By upgrading to 1.5 AND changing kernel to 2.6.32 now the problem is gone for about 2 weeks.
So for all others who have the problem, that was the fix for me!

P.S: KSM works great!
 
I installed Proxmox 1.5 2.6.32-1 three weeks ago. Starting to experience CPU stuck problems right away. Yesterday, when I woke up, one of the server disk was at read-only. Reason? Millions of CPU stuck in the syslog. And I lost all data on that disk. 450GB of data gone after I had run fsck for an half hour.

Have had problems that virtio-net crashing at high load and so on.
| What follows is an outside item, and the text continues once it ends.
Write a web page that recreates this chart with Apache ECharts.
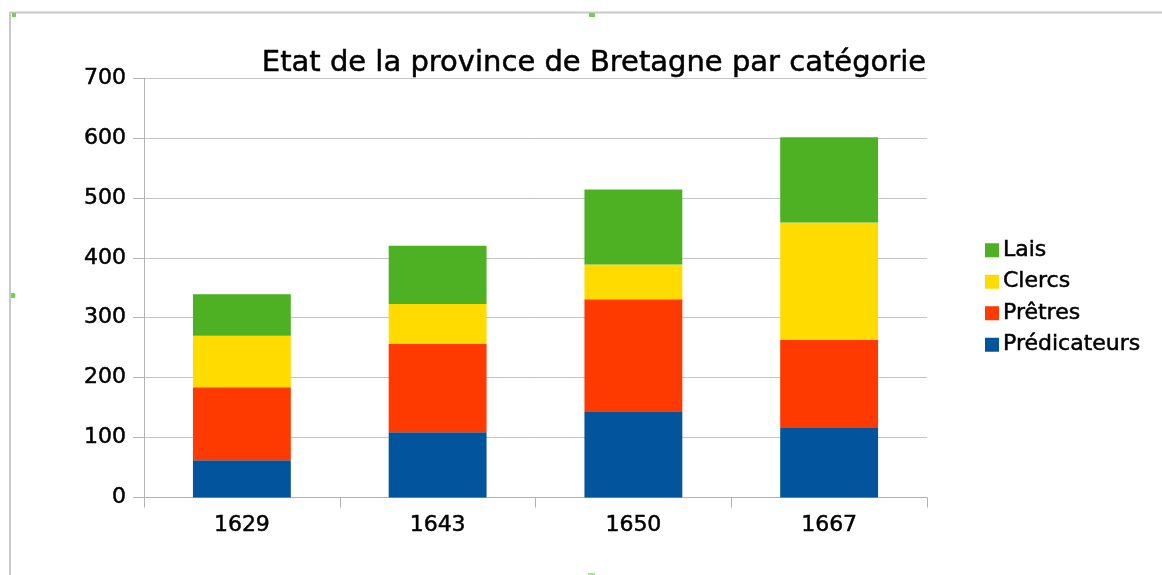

I have posted this already on the forum.

Proxmox is bye bye for me. It was nice GUI but the stability of this product is not good.
 
Last edited:
Hi,

Do you have any unusual error message in /var/log/messages on the hypervisor host ?
I'm using proxmox for about 2 years, and I did not experience any huge problems.

Hope we can still help you.
 
Maby the problem is that the disk or controller isn't functioning correct.

Correct me if i am wrong, but a read only disk often occurs if the disk is about to die.
 
Hi,

Do you have any unusual error message in /var/log/messages on the hypervisor host ?
I'm using proxmox for about 2 years, and I did not experience any huge problems.

Hope we can still help you.
It's like being in a restaurant and the food ain't so fantastic. They always ask if it was good or not and you just say, yes it was okay. Then you never go back to that restaurant.
Proxmox have been replaced. No need to troubleshoot this issue..

Maby the problem is that the disk or controller isn't functioning correct.
Correct me if i am wrong, but a read only disk often occurs if the disk is about to die.
We have the same problem at work. Tons of CPU stuck errors on both of our virtualization machines when the load is high. Luckily, no data has been lost at work yet. Currently planning the migration to something else.